Je sais pas si ils ont free, mais ils ont tout compris. Sympa le package.

----------


## Tonton_Ben-J

C'est ça la puissance intellectuelle  :B):

----------


## Mr Ianou

Ouah quel super news.

On sent que c'est un passionné qui écrit la dessus.

C'est très rafraichissant d'avoir des pieds de nez comme ceux là dans le monde de la musique.

Franchement merci pour l'info, très bon Raphi.

Ca va ? J'en fais pas un peu trop ?

Tu as mon point de vue en quasi direct. :;):

----------


## gnak

J'ai bien lu Fez et j'ai immédiatement pensé à ça

----------


## Rincewind

Raphi, ton article est une caricature. Tu sembles oublier (ou ne pas savoir) comment fonctionne l'industrie musicale.

Petit rappel : le fait de donner des musiques n'est pas innocent. Il s'agit de promo (soit pour les jeux liés, soit pour les concerts des artistes). Ceux qui y gagnent dans ces deux exemples sont les producteurs/distributeurs  de jeux, et les interprètes. Ceux qui y perdent sont les compositeurs. Dans le cadre d'une promo classique, c'est normal, car on considère que le succès du jeu/des concerts permettra à terme de faire en sorte que le compositeur y trouve aussi son compte, par la suite, grace à la renommée acquise.

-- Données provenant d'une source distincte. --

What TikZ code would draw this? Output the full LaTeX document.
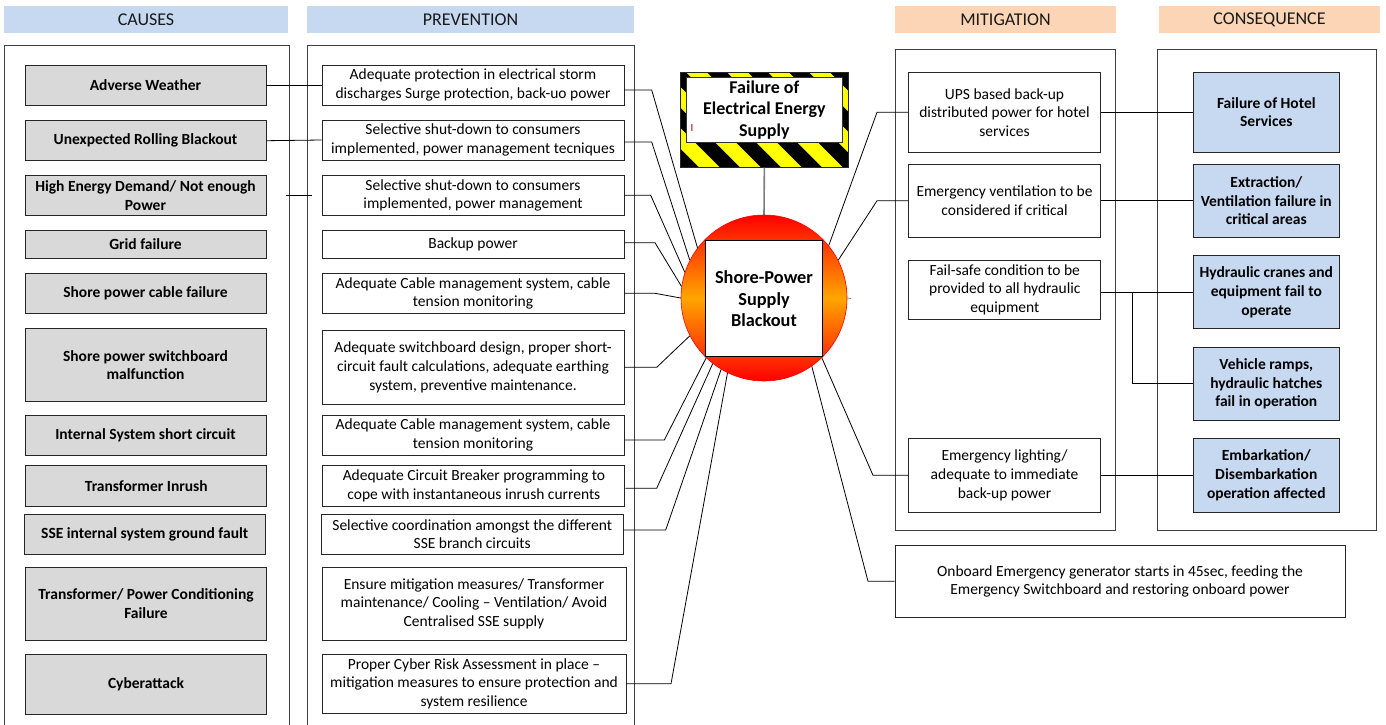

En revanche, quand tu pirates de la musique, le compositeur se retrouve spolié complètement. Petit rappel : lors du débat sur la licence globale, de nombreux interprètes étaient pour, tous les compositeurs étaient contre. De quoi se poser des questions, non? Ce qui serait mieux que de tomber dans la caricature...

----------


## Froyok

> Raphi, ton article est une caricature. Tu sembles oublier (ou ne pas savoir) comment fonctionne l'industrie musicale.
> 
> Petit rappel : le fait de donner des musiques n'est pas innocent. Il s'agit de promo (soit pour les jeux liés, soit pour les concerts des artistes). Ceux qui y gagnent dans ces deux exemples sont les producteurs/distributeurs  de jeux, et les interprètes. Ceux qui y perdent sont les compositeurs. Dans le cadre d'une promo classique, c'est normal, car on considère que le succès du jeu/des concerts permettra à terme de faire en sorte que le compositeur y trouve aussi son compte, par la suite, grace à la renommée acquise.
> 
> En revanche, quand tu pirates de la musique, le compositeur se retrouve spolié complètement. Petit rappel : lors du débat sur la licence globale, de nombreux interprètes étaient pour, tous les compositeurs étaient contre. De quoi se poser des questions, non? Ce qui serait mieux que de tomber dans la caricature...


Aigri spotted !  ::o:

----------


## Raphi Le Sobre

> Raphi, ton article est une caricature.


Bah, j'ai jamais dit le contraire. Mais je n'ai jamais dit non plus de prendre tout ce que j'écris au premier degré, hein...

----------


## Anonyme871

> blabla


Mais de toute façon un véritable artiste est auteur/compositeur/interprète  :Cigare:

----------


## Arsh

> J'ai bien lu Fez et j'ai immédiatement pensé à ça


Etrange moi ça me fait plutôt penser à lui :Cigare:

----------


## Rincewind

> Mais de toute façon un véritable artiste est auteur/compositeur/interprète


Ayons une pensée pour Ennio Morricone, Hans Zimmer (Gladiator, Pirates des Caraibes...), Georges Delerue (Platoon, Chouans...), qui viennent d'apprendre qu'ils n'étaient pas de véritables artistes... Pareils pour tous les chanteurs qui ne sont qu'interprètes... Johnny, Zazie...etc.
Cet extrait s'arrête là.